5 Busted Myths About Buying a New Home

There are a few common misconceptions and downright myths about buying a new home that always seem to complicate things for first-time buyers. Luckily, you have come to the right place for a little light debunking. From down payments to credit scores, here’s what you need to know.

All Lenders are the Same

One of the biggest myths about home purchases and mortgages is that all lenders are the same and only think about money. Of course, they are running a business, but it isn’t in anyone’s interest to broker a bad deal. Every mortgage broker service has varying rates and fees, and there are other variables that can impact the terms of the contract. For example, you might have higher fees with a poor credit score and interest rates may be affected by the current economy.

A Big Downpayment is Needed

This is one of the biggest misconceptions about home buying. Okay, a down payment will always be a good idea, and it can increase the chances of being accepted for a mortgage. However, whether or not you need one depends on the type of mortgage and your personal situation. For example, in the US, Veterans Affairs and Department of Agriculture members don’t need any down payment, and there are conventional mortgages that will accept 5%.

Buying a New Home is an Investment

Sure, a home can be an investment, but it isn’t in most cases. Like cars, homes lose value for various reasons. Because of this, the ROI on a property can be quite low. In the UK, the average ROI on a home sale is around 6%, but it depends on the location, too, which can bump it up to around 10%. It also depends on the condition of the home. It is wiser to invest your spare cash into other things that will potentially earn some money over the long term.

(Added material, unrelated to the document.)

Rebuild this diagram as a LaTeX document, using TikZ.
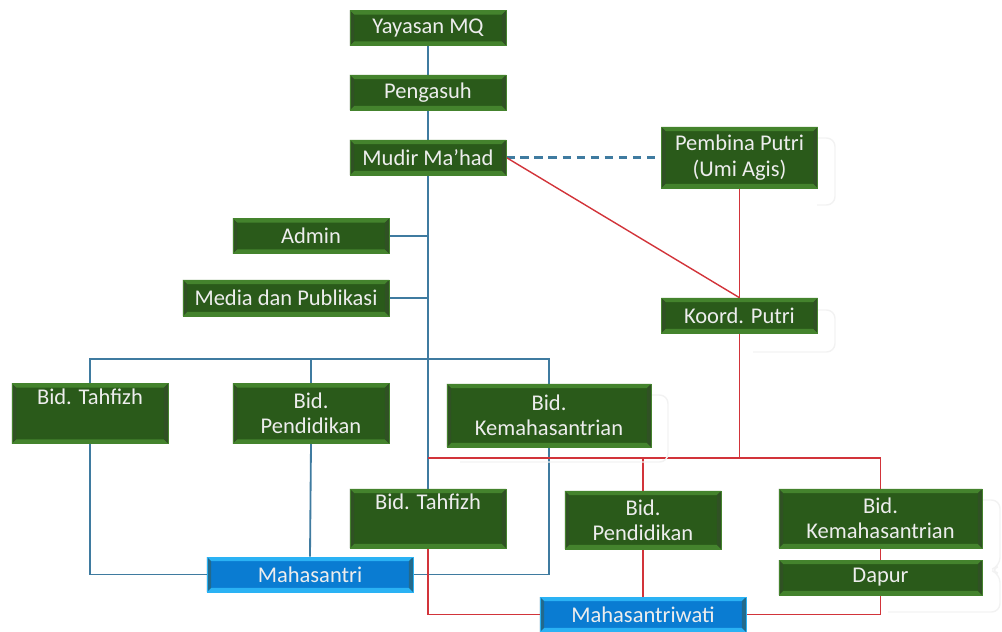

You Need an Excellent Credit Score

No, no, no! You do not need an excellent credit score to be accepted for a mortgage. Some brokers use credit scoring as a means of assessing your situation, but it isn’t the only tool they use. There are careful calculations that also take into account your current situation as to whether you will be accepted. Additionally, there are specialist mortgage brokers that deal with first-time buyers with low credit scores. So don’t let this one thing put you off from applying.

Renting is Usually Cheaper

Is renting cheaper? Not really! When you consider the cost of renting these days, that money would be better used to pay off a mortgage. Sure, it can be safer in some ways, as there is no risk of losing your house by missing a couple of payments. However, some would say renting is a waste of money that could be used more wisely. Of course, there are arguments on both sides of the camp. You can pay rent for the entirety of your life and have nothing to show for it.

All lenders operating the same is a common myth people think when buying a new home. Another myth is that a home is an investment, which it can be, but it’s not guaranteed. However, it can also be said that renting is not cheaper when you consider the costs against mortgages.